CALIGULA Director's Note

One must reflect upon oneself daily. This is what I’ve learned and carried with me from my culture. When I first read Caligula, what struck me the most is the phrase, “the only mistake one makes in life is to cause others suffering.” I looked around, in the streets, on the social media and mass media, and all I’ve seen is that people blame others for causing suffering. Rarely did we ever look into ourselves and questioned maybe we are the ones who are part of these trouble from the beginning. Sartre states, “l’enfer, c’est les autres.” One must not forget “one” creates “others,” and likewise, “others” creates “one.” What Caligula speaks to me is exactly his awakening moment. The moment that no one knows what he’s been through, which turns him into a tyrant. He is going after the absolute freedom. He wants to liberate all, with the decision on this destructive manner as his tactics. What I am interested in not his tyrannical temperament. Instead, I find myself in Caligula.
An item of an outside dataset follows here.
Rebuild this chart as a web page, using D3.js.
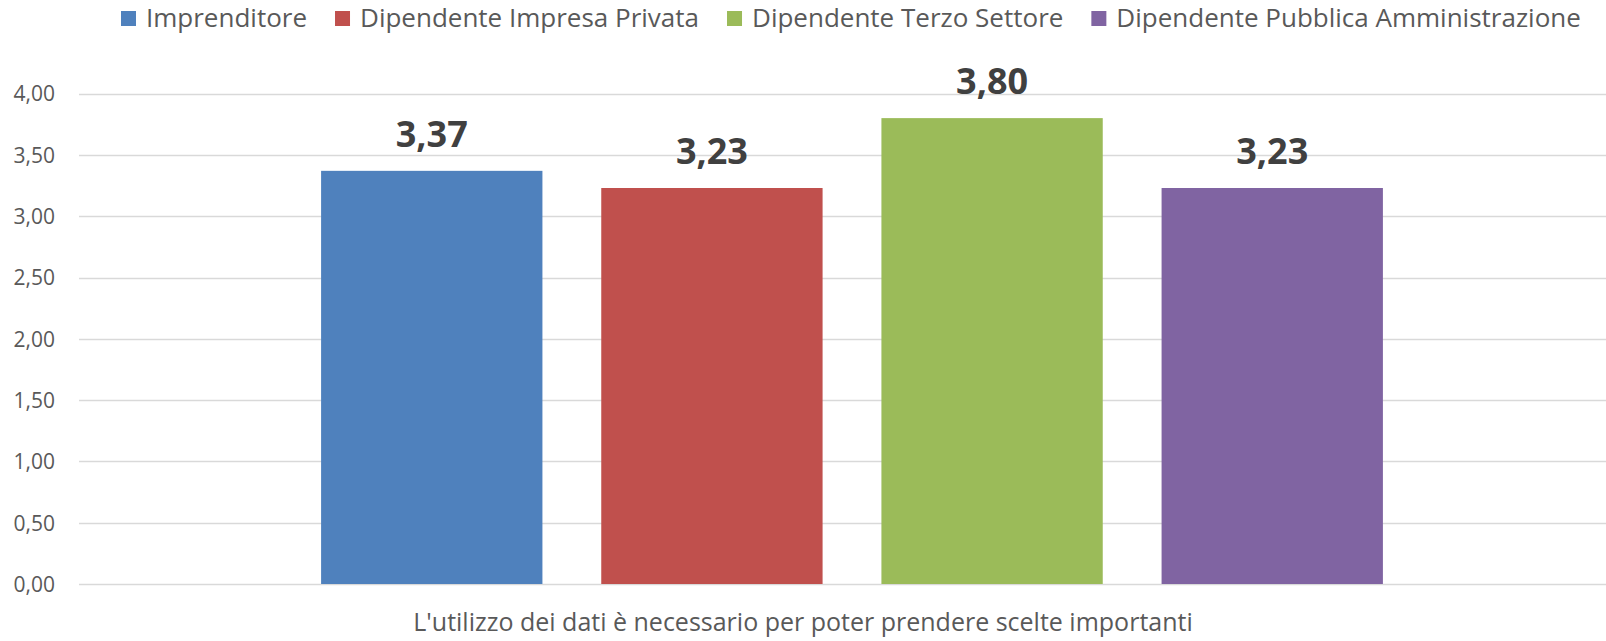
<!DOCTYPE html>
<html>
<head>
<meta charset="utf-8">
<script src="https://cdn.jsdelivr.net/npm/d3@7"></script>
<style>
  body { margin: 0; background: #fff; }
  svg text { font-family: "Open Sans", sans-serif; }
</style>
</head>
<body>
<div id="chart"></div>
<script>
// data
var categories = ["L'utilizzo dei dati è necessario per poter prendere scelte importanti"];
var series = ["Imprenditore", "Dipendente Impresa Privata", "Dipendente Terzo Settore", "Dipendente Pubblica Amministrazione"];
var values = [3.37, 3.23, 3.80, 3.23];
var colors = ["#4F81BD", "#C0504D", "#9BBB59", "#8064A2"];
var yTicks = [0, 0.5, 1, 1.5, 2, 2.5, 3, 3.5, 4];

var width = 1606, height = 641;
var fmt = function(v) { return d3.format(".2f")(v).replace(".", ","); };

var svg = d3.select("#chart").append("svg")
    .attr("width", width)
    .attr("height", height);

var y = d3.scaleLinear().domain([0, 4]).range([584, 93.6]);

var x0 = d3.scaleBand()
    .domain(categories)
    .range([79, 1625])
    .paddingInner(0)
    .paddingOuter(0.228);

var x1 = d3.scaleBand()
    .domain(series)
    .range([0, x0.bandwidth()])
    .paddingInner(0.21)
    .paddingOuter(0);

// gridlines
svg.append("g")
    .selectAll("line")
    .data(yTicks)
    .enter()
    .append("line")
    .attr("x1", 79)
    .attr("x2", 1625)
    .attr("y1", function(d) { return Math.round(y(d)) + 0.5; })
    .attr("y2", function(d) { return Math.round(y(d)) + 0.5; })
    .attr("stroke", "#d9d9d9")
    .attr("stroke-width", 1.5);

// y axis labels
var yAxis = d3.axisLeft(y).tickValues(yTicks).tickFormat(fmt).tickSize(0).tickPadding(0);
var yg = svg.append("g")
    .attr("transform", "translate(55,0)")
    .call(yAxis);
yg.select(".domain").remove();
yg.selectAll("text")
    .attr("fill", "#595959")
    .style("font-size", "21px")
    .attr("dy", "0.35em");

// bars
var group = svg.append("g")
    .attr("transform", "translate(" + x0(categories[0]) + ",0)");

group.selectAll("rect")
    .data(series)
    .enter()
    .append("rect")
    .attr("x", function(d) { return x1(d); })
    .attr("width", x1.bandwidth())
    .attr("y", function(d, i) { return y(values[i]); })
    .attr("height", function(d, i) { return y(0) - y(values[i]); })
    .attr("fill", function(d, i) { return colors[i]; });

group.selectAll("text.val")
    .data(series)
    .enter()
    .append("text")
    .classed("val", true)
    .attr("x", function(d) { return x1(d) + x1.bandwidth() / 2; })
    .attr("y", function(d, i) { return y(values[i]) - 24; })
    .attr("text-anchor", "middle")
    .attr("fill", "#404040")
    .style("font-size", "36px")
    .style("font-weight", "bold")
    .text(function(d, i) { return fmt(values[i]); });

// category label under the axis
svg.append("text")
    .attr("x", width / 2)
    .attr("y", 631)
    .attr("text-anchor", "middle")
    .attr("fill", "#595959")
    .style("font-size", "25px")
    .text(categories[0]);

// legend
var legend = svg.append("g").attr("transform", "translate(121,0)");
var lx = 0;
series.forEach(function(s, i) {
    var item = legend.append("g").attr("transform", "translate(" + lx + ",0)");
    item.append("rect")
        .attr("x", 0)
        .attr("y", 11)
        .attr("width", 15)
        .attr("height", 15)
        .attr("fill", colors[i]);
    var t = item.append("text")
        .attr("x", 25)
        .attr("y", 27)
        .attr("fill", "#595959")
        .style("font-size", "26px")
        .text(s);
    lx += 25 + t.node().getComputedTextLength() + 28;
});
</script>
</body>
</html>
There have been moments when I felt deep despair. I saw people out on the streets day in and day out clocking their routine, being who they “are supposed to be.” Man, woman, binary, nonbinary, banker, waiter, plumber, teacher. We live in conformity, and yet we are barely aware of it. For times, I thought about a total annihilation, because only through that, we can all start over and think again. And I believe, I am not the only one that identifies with Caligula on that mentality, and I even find it exciting to notice people who repulsively disassociate with Caligula. I want to create a moment when we can freely respond to Caligula, and are forced to examine viscerally and intelligently who we are in relation to others. And from there, we reconstruct our existence, and the existence of this reality.